Tuesday, July 31, 2012

Love Letter

Dear Sam,

You're two, almost three. It's a tough age. For both of us. Lately I've been asking myself why you are such a dick so much of the time. Is it because you have a new sister who you have to share us with? Is it just "the age"? Or is it me? Do I expect too much from you? Am I too strict and need to chill out?

But today I had a bit of a realization about this boundary testing you are doing, this quest for control that you have undertaken.

Took me long enough, but here it is.

Sam, my darling boy. My sweet, funny, bright, two-almost-three-year-old . . .

The rules will always be the same. You are never allowed to bite your sister's nose or run over the cat with your bike. You must share your toys with your friends if you expect them to share with you. Hitting me will always gain you a time out. If you throw things, they will be taken away for the rest of the day. You must say please and thank you.

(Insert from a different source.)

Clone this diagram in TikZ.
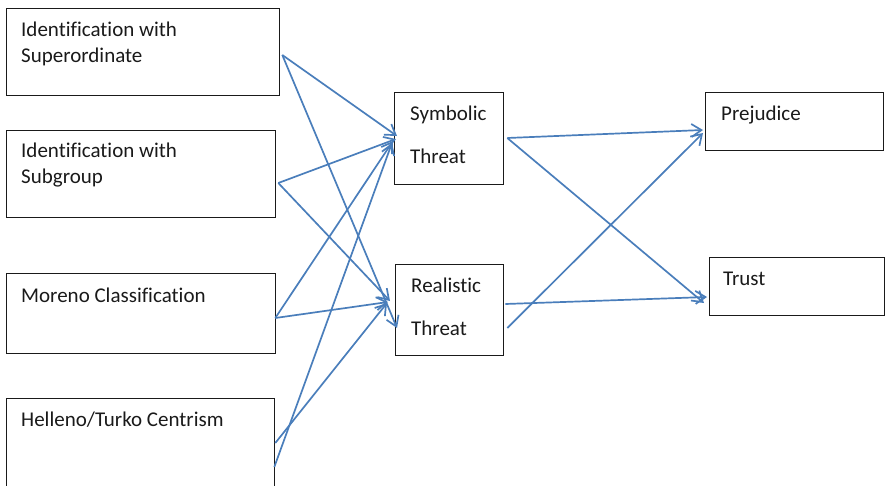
\documentclass[tikz,border=0pt]{standalone}
\usepackage{fontspec}
\setmainfont[Ligatures=CommonOff]{Carlito}
\usetikzlibrary{arrows.meta,calc}
\definecolor{linkblue}{HTML}{4A7EBB}
\definecolor{ink}{HTML}{1A1A1A}
\begin{document}
\begin{tikzpicture}[x=1pt,y=-1pt,
  box/.style={draw=ink, line width=1.3pt, inner sep=0pt, anchor=north west},
  lbl/.style={anchor=base west, inner sep=0pt, text=ink, font=\fontsize{21}{26}\selectfont},
  link/.style={draw=linkblue, line width=1.7pt,
    -{Straight Barb[length=10pt,width=13pt,line width=1.7pt]}}]
\useasboundingbox (0,0) rectangle (886,485);

% predictor boxes
\node[box, minimum width=273pt, minimum height=87pt] (sup) at (6,8) {};
\node[box, minimum width=269pt, minimum height=87pt] (sub) at (6,130) {};
\node[box, minimum width=269pt, minimum height=80pt] (mor) at (6,273) {};
\node[box, minimum width=268pt, minimum height=100pt] (hel) at (6,398) {};
% mediator boxes
\node[box, minimum width=109pt, minimum height=92pt] (sym) at (394,92) {};
\node[box, minimum width=108pt, minimum height=91pt] (rea) at (395,264) {};
% outcome boxes
\node[box, minimum width=178pt, minimum height=58pt] (pre) at (705,92) {};
\node[box, minimum width=175pt, minimum height=58pt] (tru) at (709,257) {};

% labels
\node[lbl] (t1a) at (21,36) {Identification with};
\node[lbl] (t1b) at (21,62) {Superordinate};
\node[lbl] (t2a) at (21,157) {Identification with};
\node[lbl] (t2b) at (21,183) {Subgroup};
\node[lbl] (t3) at (21,302) {Moreno Classification};
\node[lbl] (t4) at (21,426) {Helleno/Turko Centrism};
\node[lbl] (t5a) at (410,120) {Symbolic};
\node[lbl] (t5b) at (410,163) {Threat};
\node[lbl] (t6a) at (411,292) {Realistic};
\node[lbl] (t6b) at (411,335) {Threat};
\node[lbl] (t7) at (721,120) {Prejudice};
\node[lbl] (t8) at (723,285) {Trust};

% predictors -> threats
\draw[link] ($(sup.north east)+(2,47)$) -- ($(sym.north west)+(3,44)$);
\draw[link] ($(sup.north east)+(2,47)$) -- ($(rea.north west)+(2,64)$);
\draw[link] ($(sub.north east)+(2,53)$) -- ($(sym.north west)+(2,47)$);
\draw[link] ($(sub.north east)+(2,53)$) -- ($(rea.north west)+(-5,37)$);
\draw[link] ($(mor.north east)+(-1,45)$) -- ($(sym.north west)+(-1,49)$);
\draw[link] ($(mor.north east)+(-1,45)$) -- ($(rea.north west)+(-7,38)$);
\draw[link] ($(hel.north east)+(0,45)$) -- ($(rea.north west)+(-8,39)$);
\draw[link] ($(hel.north east)+(-1,69)$) -- ($(sym.north west)+(-2,51)$);

% threats -> outcomes
\draw[link] ($(sym.north east)+(3,46)$) -- ($(pre.north west)+(-2,38)$);
\draw[link] ($(sym.north east)+(3,46)$) -- ($(tru.north west)+(-5,46)$);
\draw[link] ($(rea.north east)+(1,40)$) -- ($(tru.north west)+(-2,40)$);
\draw[link] ($(rea.north east)+(3,64)$) -- ($(pre.north west)+(-2,41)$);
\end{tikzpicture}
\end{document}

Your routine will always be stable. We never watch TV before breakfast. There will be meals and snacks at regular, predictable times, and for-the-love-of-my-sanity we always have quiet time after lunch so please stop telling me you don't want to!! You will wash your hands after using the toilet. You will use soap. Before bed you have a bath, brush your teeth and we read books together . . . after which I expect you to actually GO TO BED. Tomorrow we will do it all again.

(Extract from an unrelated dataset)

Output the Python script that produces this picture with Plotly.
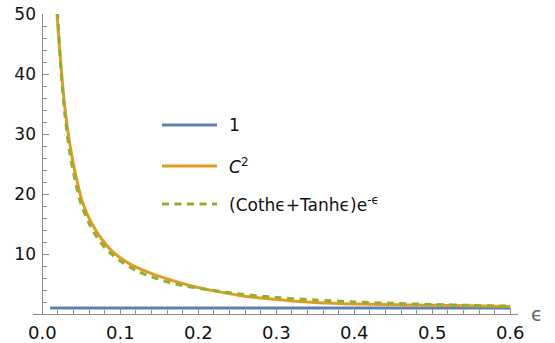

The answers to certain questions will always be the same, so - omg - you can stop asking!!! Yes, that is Lucy. No, you may not jump on the bed while she is laying there. Yes, I'm making you french toast. No, the coffee table is not a Sam table so please get down off of it. No, you may not play with the nail clippers. Because you could cut yourself. No, no, no. Because, because, because.

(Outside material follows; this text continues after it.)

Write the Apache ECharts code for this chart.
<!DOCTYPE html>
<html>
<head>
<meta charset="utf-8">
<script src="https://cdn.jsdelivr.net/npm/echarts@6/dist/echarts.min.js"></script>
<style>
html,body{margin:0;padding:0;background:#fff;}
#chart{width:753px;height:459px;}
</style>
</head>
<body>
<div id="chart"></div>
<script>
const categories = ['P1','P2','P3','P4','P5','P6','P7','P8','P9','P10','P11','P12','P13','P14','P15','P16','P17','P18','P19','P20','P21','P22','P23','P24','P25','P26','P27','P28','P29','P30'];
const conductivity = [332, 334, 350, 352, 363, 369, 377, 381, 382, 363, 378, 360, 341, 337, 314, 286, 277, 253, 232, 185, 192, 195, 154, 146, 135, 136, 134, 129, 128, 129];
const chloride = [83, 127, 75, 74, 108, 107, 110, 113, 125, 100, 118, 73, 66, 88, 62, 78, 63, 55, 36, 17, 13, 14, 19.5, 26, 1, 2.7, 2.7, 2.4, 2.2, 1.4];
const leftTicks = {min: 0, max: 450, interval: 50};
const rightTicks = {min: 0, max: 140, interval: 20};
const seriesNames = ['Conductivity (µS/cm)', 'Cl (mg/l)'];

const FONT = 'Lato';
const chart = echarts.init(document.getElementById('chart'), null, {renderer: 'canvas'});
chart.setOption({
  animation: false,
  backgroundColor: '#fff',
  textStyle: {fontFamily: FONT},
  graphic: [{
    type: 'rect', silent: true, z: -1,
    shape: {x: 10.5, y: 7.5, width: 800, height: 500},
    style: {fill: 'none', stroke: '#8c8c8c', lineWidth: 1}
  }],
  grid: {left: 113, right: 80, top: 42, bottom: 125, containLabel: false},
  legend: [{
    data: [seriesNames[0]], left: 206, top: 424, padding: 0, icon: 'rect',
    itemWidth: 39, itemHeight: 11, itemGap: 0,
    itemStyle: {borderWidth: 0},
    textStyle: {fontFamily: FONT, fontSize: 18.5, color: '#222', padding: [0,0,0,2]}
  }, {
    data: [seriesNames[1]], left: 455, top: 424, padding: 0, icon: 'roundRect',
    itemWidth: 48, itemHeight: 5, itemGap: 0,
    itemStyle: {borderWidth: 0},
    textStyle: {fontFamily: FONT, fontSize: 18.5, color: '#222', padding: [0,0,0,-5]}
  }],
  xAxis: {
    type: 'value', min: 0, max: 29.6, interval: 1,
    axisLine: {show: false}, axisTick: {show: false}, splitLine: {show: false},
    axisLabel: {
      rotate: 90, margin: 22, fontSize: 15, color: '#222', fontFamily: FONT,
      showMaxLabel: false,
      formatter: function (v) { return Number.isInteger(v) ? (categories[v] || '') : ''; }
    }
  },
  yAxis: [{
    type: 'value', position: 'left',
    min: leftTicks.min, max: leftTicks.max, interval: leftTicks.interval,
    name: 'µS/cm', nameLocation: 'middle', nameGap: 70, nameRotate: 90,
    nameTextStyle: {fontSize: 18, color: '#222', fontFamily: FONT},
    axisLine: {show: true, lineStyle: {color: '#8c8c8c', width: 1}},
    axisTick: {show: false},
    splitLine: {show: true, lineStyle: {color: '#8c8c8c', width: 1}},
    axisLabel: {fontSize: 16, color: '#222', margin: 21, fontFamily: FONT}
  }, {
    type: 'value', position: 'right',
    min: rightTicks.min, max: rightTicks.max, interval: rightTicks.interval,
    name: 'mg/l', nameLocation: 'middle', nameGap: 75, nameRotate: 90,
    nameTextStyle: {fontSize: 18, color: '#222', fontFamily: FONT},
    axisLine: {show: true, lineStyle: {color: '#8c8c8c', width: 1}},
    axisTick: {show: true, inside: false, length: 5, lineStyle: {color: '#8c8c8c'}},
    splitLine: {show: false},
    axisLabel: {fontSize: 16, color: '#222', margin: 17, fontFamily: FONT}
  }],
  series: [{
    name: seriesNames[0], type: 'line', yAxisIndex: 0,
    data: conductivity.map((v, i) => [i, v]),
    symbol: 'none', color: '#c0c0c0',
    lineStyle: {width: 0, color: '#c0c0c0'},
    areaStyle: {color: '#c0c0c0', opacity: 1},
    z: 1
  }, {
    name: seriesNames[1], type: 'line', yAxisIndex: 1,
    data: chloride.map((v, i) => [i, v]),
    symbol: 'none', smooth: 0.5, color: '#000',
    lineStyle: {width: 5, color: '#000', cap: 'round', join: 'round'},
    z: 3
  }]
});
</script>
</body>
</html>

Yes, that is wine in my glass. No, you can't have any.

But most importantly, Sam, I will always love you. No matter how often you throw your toys or don't share. No matter how many time-outs I give. No matter how impatient I get with your repetitive questions or whining refusal to cooperate. No matter how strict I may seem, or how high I set the bar for you.

No matter how many babies I have after you.

I will ALWAYS love you more than you can imagine.

And I know that you are just experimenting to discover which boundaries of your universe are absolute and which can be bent to your will. I get that. So I will try to be more patient, more understanding, more enthusiastic. I will try to remember that everything is a big deal to you, even if it is terribly mundane to me. And I will take a deep breath before losing my cool and practice saying yes more often than no.

When I'm having difficulty enjoying your company, I'll try to add to this list:

I love watching your little brain work when you're trying to figure something out.
I love the expression on your face when I've given you an answer that you know is not true. Don't worry, it's just sarcasm. You'll become very familiar with it.
I love your belly laugh.
I love when you come cuddle with me in the morning after dad leaves for work.
I love how you kiss your little sister goodnight.

You're a cool little dude, Sam. I like hanging out with you and watching the person you are growing into.

xoxox  Mum








1 comment:

  1. As I read this during an ungodly hour nursing session, I awake my husband by saying out loud "J, I fu@{!n' love you." (And must then clarify to my groggy, half asleep husband).
    Thank you for being so honest (and funny). It is reassuring to know that I am not the only mother with a 3 year old "Richard".
    PS. Great theme, great pics. I, was too tired (or lazy) to plan anything more elaborate than a family dinner and a DQ cake.